“Five Acts: Chronicles of Dissent”

Marginal Utility
319 North 11th Street, Second Floor
January 6, 2012–March 18, 2012

Yael Bartana, Wild Seeds, 2005, still from a color two-channel video, 6 minutes 39 seconds.

“Five Acts: Chronicles of Dissent” brings together five artists who shrewdly deconstruct the language of revolt. In a baroque scene that animates aspects of Jacques-Louis David’s Intervention of the Sabine Women, 1799, Yael Bartana’s two-channel video and sound installation Wild Seeds, 2005, crafts a fable of displacement in modern-day Israel. Shot in slow motion with rich colors and suspenseful music, the work features pacifist teenagers enacting a game of evacuator and evacuee. The action is alternately ludic and demonic, with picaresque elements that are continually destabilized by captions like I CAN’T BREATHE and VERY LOUD SCREAMING.

Andrea Bowers’s video Nonviolent Civil Disobedience Training—Tree Sitting Forest Defense, 2009, entrenches itself in the practicalities of environmental protest. Focusing on the sheer amount of gear, skill, and stamina required of would-be tree sitters, Bowers produces a technical manual laced with the anxiety of operating alone. As her documentary lens zooms in on specialty knots, she nervously rehearses the crucial procedures that will enable her to subsist by herself—perhaps for weeks—in the tree worth saving.
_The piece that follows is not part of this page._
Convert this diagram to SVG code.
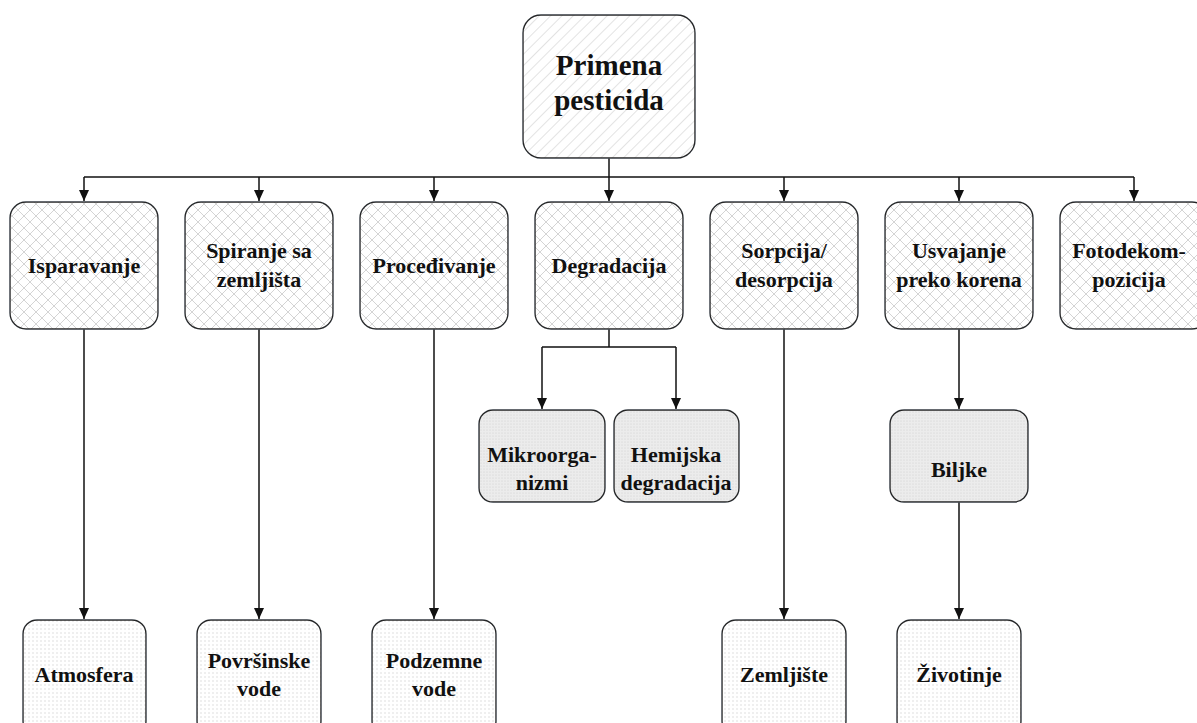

Sharon Hayes’s audio and text piece I March in the Parade of Liberty but as Long as I Love You I’m Not Free, 2007–2008, intones a similar commitment to preservation. In a love letter addressed to viewers, Hayes recites slogans salvaged from iconic LGBTQ rights protests, repurposed here to form a ballad of the lone dissenter. She laments our fleeting interest in protests abroad (“The moment that you’ve long ago forgotten is happening to me right now”) and asks us to consider why we get involved or why we don’t (“What do we want? When do we want it?”). Drawing on Oscar Wilde’s love letters written from jail, Hayes reminds us that “there is no prison in any world into which love cannot force an entrance.” Keeping the faith with Wilde, Hayes promises to find us and love us—forcefully articulating the possibility for intimacy nestled at the heart of public complaint.